Users can also create their own policy groups in any of the following formats:
- Direct definition — type policies in plain text or JSON when you already have clear definitions of the rules to enforce.
- PDF upload — upload regulatory or compliance documents as PDF files; our model extracts the policies automatically, and you can adjust the extracted rules before applying them. This significantly reduces setup time.
- Example-based — upload sample actions that you want to block, and our model will summarize the corresponding policies from the provided examples.
Policy creation is performed under the Action Guard → Policies page in the dashboard. You can add a new policy group by typing or importing from PDF.

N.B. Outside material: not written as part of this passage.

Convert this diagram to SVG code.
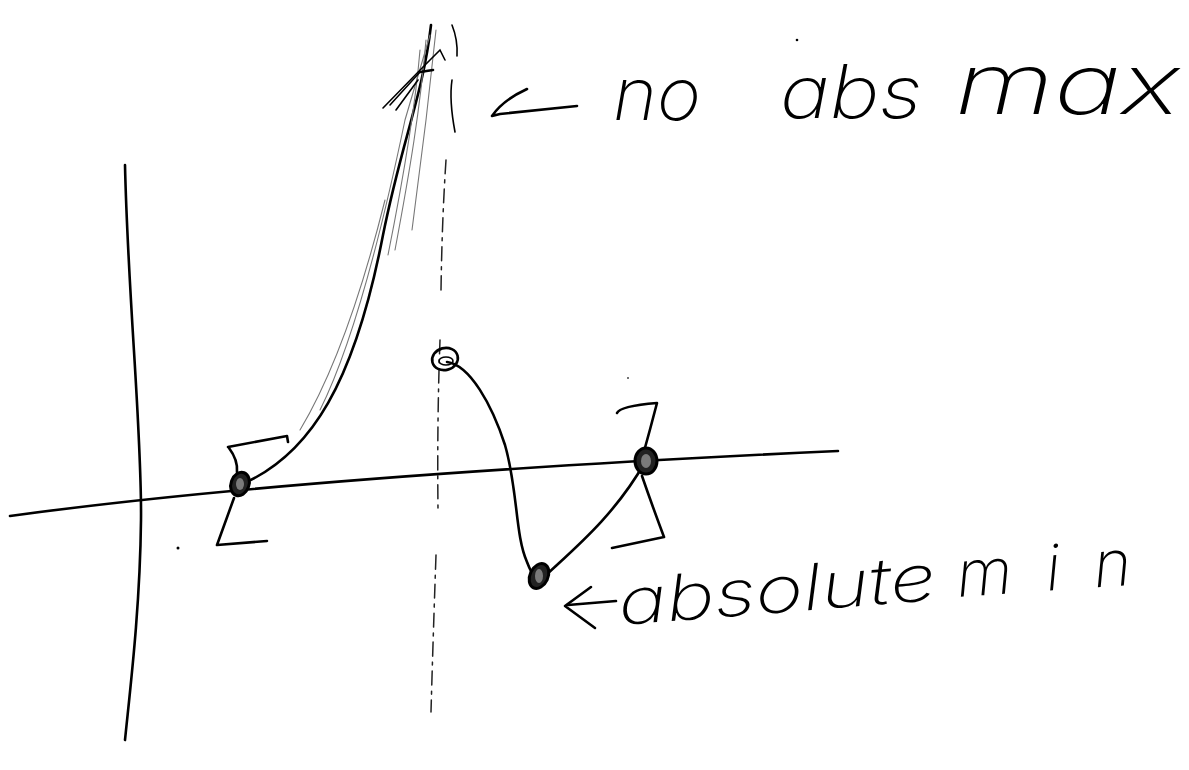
<svg xmlns="http://www.w3.org/2000/svg" width="1189" height="770" viewBox="0 0 1189 770">
<style>
.ink{fill:none;stroke:#000;stroke-width:2.6;stroke-linecap:round;stroke-linejoin:round}
.thin{fill:none;stroke:#000;stroke-width:1.6;stroke-linecap:round}
.faint{fill:none;stroke:#777;stroke-width:1.1;stroke-linecap:round}
.dash{fill:none;stroke:#222;stroke-width:1.5;stroke-linecap:round;stroke-dasharray:14 6 3 6}
.hand{font-family:Inter,"Open Sans","Liberation Sans",sans-serif;font-weight:200;font-style:italic;fill:#000}
.pt{fill:#222;stroke:#000;stroke-width:3}
</style>
<rect width="1189" height="770" fill="#fff"/>
<g id="axes">
<path class="ink" d="M125,165 C128,300 142,430 141,520 C140,610 130,690 125,740"/>
<path class="ink" d="M10,516 Q300,476 838,451"/>
</g>
<g id="asymptote">
<path class="thin" d="M452,25 Q458,40 457,56"/>
<path class="thin" d="M452,80 Q449,100 455,132"/>
<path class="dash" d="M446,160 Q442,220 441,290"/>
<path class="dash" d="M440,340 Q437,420 438,510"/>
<path class="dash" d="M436,555 Q433,640 431,712"/>
</g>
<g id="left-curve">
<path class="ink" d="M240,485 C312,455 355,380 383,235 C402,140 423,95 431,25"/>
<path class="faint" d="M395,250 C410,170 420,110 426,40"/>
<path class="faint" d="M388,255 C405,170 415,110 420,50"/>
<path class="faint" d="M320,410 C350,350 380,240 405,120 L430,35"/>
<path class="faint" d="M300,430 C330,380 360,300 385,200"/>
<path class="faint" d="M436,30 L426,120 L412,230"/>
<path class="thin" d="M383,108 L425,65"/>
<path class="thin" d="M390,105 L420,72"/>
<path class="thin" d="M396,110 L418,80"/>
<path class="ink" d="M420,72 L433,70"/>
<path class="thin" d="M425,65 L440,50 L445,60"/>
</g>
<g id="right-curve">
<path class="ink" d="M447,362 C470,365 492,405 505,445 C518,490 515,535 527,562 C533,578 538,582 545,576 C575,548 615,515 645,462"/>
</g>
<g id="left-bracket">
<path class="ink" d="M228,447 L287,436 L288,442"/>
<path class="ink" d="M229,448 Q238,460 237,472"/>
<path class="ink" d="M234,498 Q226,520 217,545 L267,541"/>
</g>
<g id="right-bracket">
<path class="ink" d="M617,413 Q620,406 657,403 Q650,430 643,455"/>
<path class="ink" d="M642,476 Q652,505 664,537 L612,548"/>
</g>
<g id="points">
<ellipse class="pt" cx="240" cy="484" rx="9" ry="12" transform="rotate(20 240 484)"/>
<ellipse cx="240" cy="484" rx="4" ry="6" fill="#fff" opacity="0.4"/>
<ellipse class="pt" cx="646" cy="461" rx="11" ry="13"/>
<ellipse cx="646" cy="461" rx="5" ry="7" fill="#fff" opacity="0.4"/>
<ellipse class="pt" cx="539" cy="576" rx="9" ry="13" transform="rotate(25 539 576)"/>
<ellipse cx="539" cy="576" rx="4" ry="7" fill="#fff" opacity="0.4"/>
<ellipse class="ink" cx="445" cy="359" rx="13" ry="11" transform="rotate(-15 445 359)"/>
<ellipse class="thin" cx="446" cy="361" rx="7" ry="4"/>
</g>
<g id="label-max">
<path class="ink" d="M527,89 Q503,100 492,116 L500,114 L577,106"/>
<text class="hand" x="613" y="120" font-size="74" textLength="88" lengthAdjust="spacingAndGlyphs">no</text>
<text class="hand" x="780" y="118" font-size="74" textLength="142" lengthAdjust="spacingAndGlyphs">abs</text>
<text class="hand" x="955" y="114" font-size="84" textLength="225" lengthAdjust="spacingAndGlyphs">max</text>
</g>
<g id="label-min">
<path class="ink" d="M591,587 L565,606 L595,628"/>
<path class="ink" d="M568,605 L616,601"/>
<text class="hand" x="620" y="625" font-size="64" textLength="318" lengthAdjust="spacingAndGlyphs" transform="rotate(-4.5 620 625)">absolute</text>
<text class="hand" x="958" y="597" font-size="64" textLength="175" lengthAdjust="spacing" transform="rotate(-4 958 597)">min</text>
</g>
<g id="specks">
<circle cx="178" cy="548" r="1.5" fill="#000"/>
<circle cx="797" cy="40" r="1.3" fill="#000"/>
<circle cx="628" cy="378" r="1" fill="#444"/>
</g>
</svg>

Once the policies are created, users can configure which policy groups are enforced by each Action Guard instance under the Action Guard → Guard page in the dashboard.
To do so, create a Guard and add the policy groups you want it to enforce. The system generates a unique Guard ID for that configuration; passing this Guard ID when calling the Action Guard model will check incoming actions against every policy group included in the configured set.

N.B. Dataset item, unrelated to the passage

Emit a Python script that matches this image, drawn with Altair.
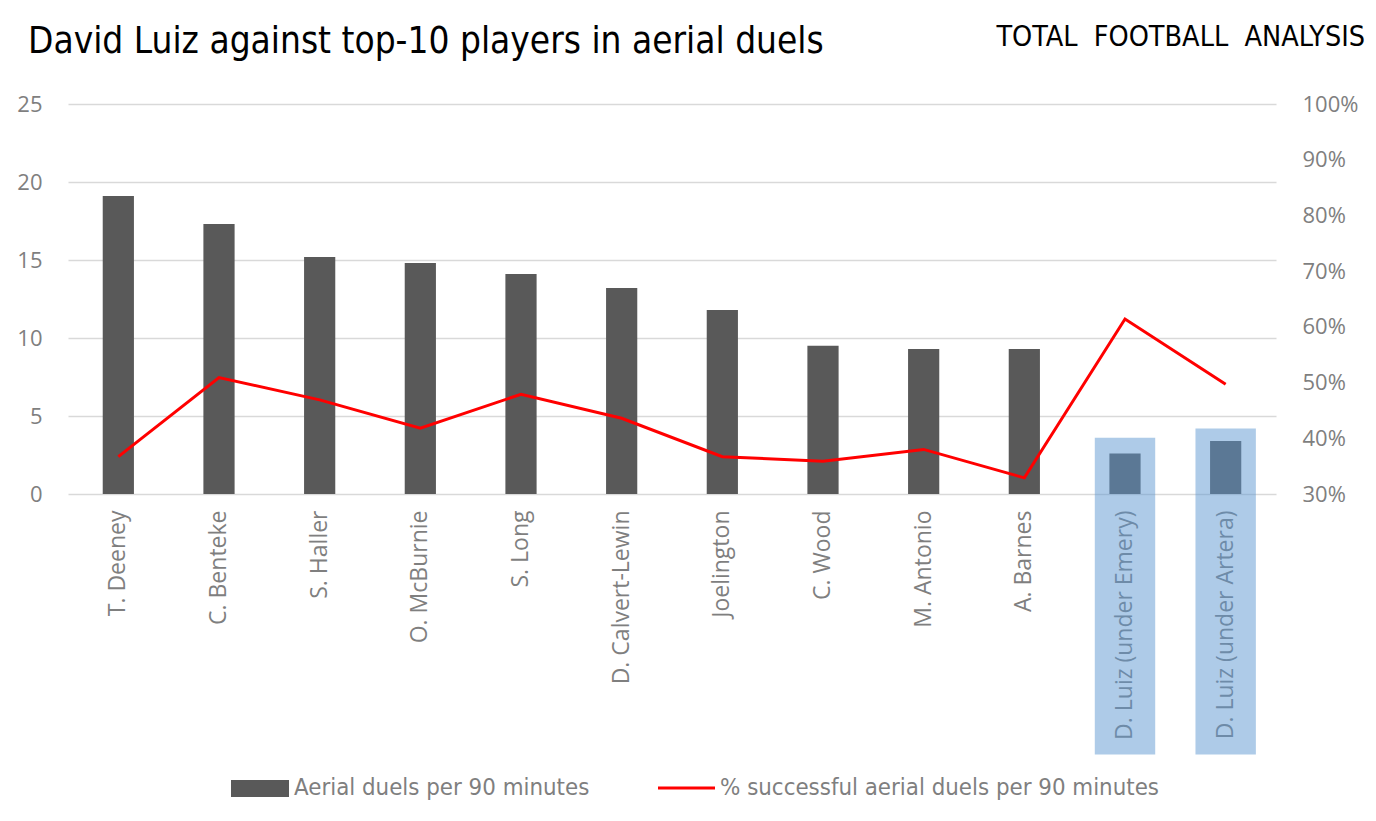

Note that Action Guard and Prompt Guard have different focuses when evaluating the same standard policy, since the malicious behaviors that surface in prompts versus tool calls are fundamentally different. Custom policies for the two guards are typically distinct as well. As a result, Action Guard and Prompt Guard use separate models and separate policy sets — one tuned for prompts, the other for actions.
Action Guard Monitor
Once Action Guard is running, the Monitor page provides both high-level statistics and detailed activity logs to help you analyze recent guardrail events. The top section surfaces summary metrics — the total number of flagged actions, the most frequently violated policy, the approval rate of agent actions, and the number of active sessions being monitored. All statistics are scoped to the selected time period, which can be adjusted from the upper-right corner.

The lower section lists individual actions and their guardrail results. Clicking into an action opens its details — the agent's raw observation, the proposed action and its arguments, and the explanation of why the action was flagged (i.e., the specific violated policies).

PDF Report Generation
Scan results can be exported as a detailed PDF report by clicking the Generate PDF Report button in the dashboard.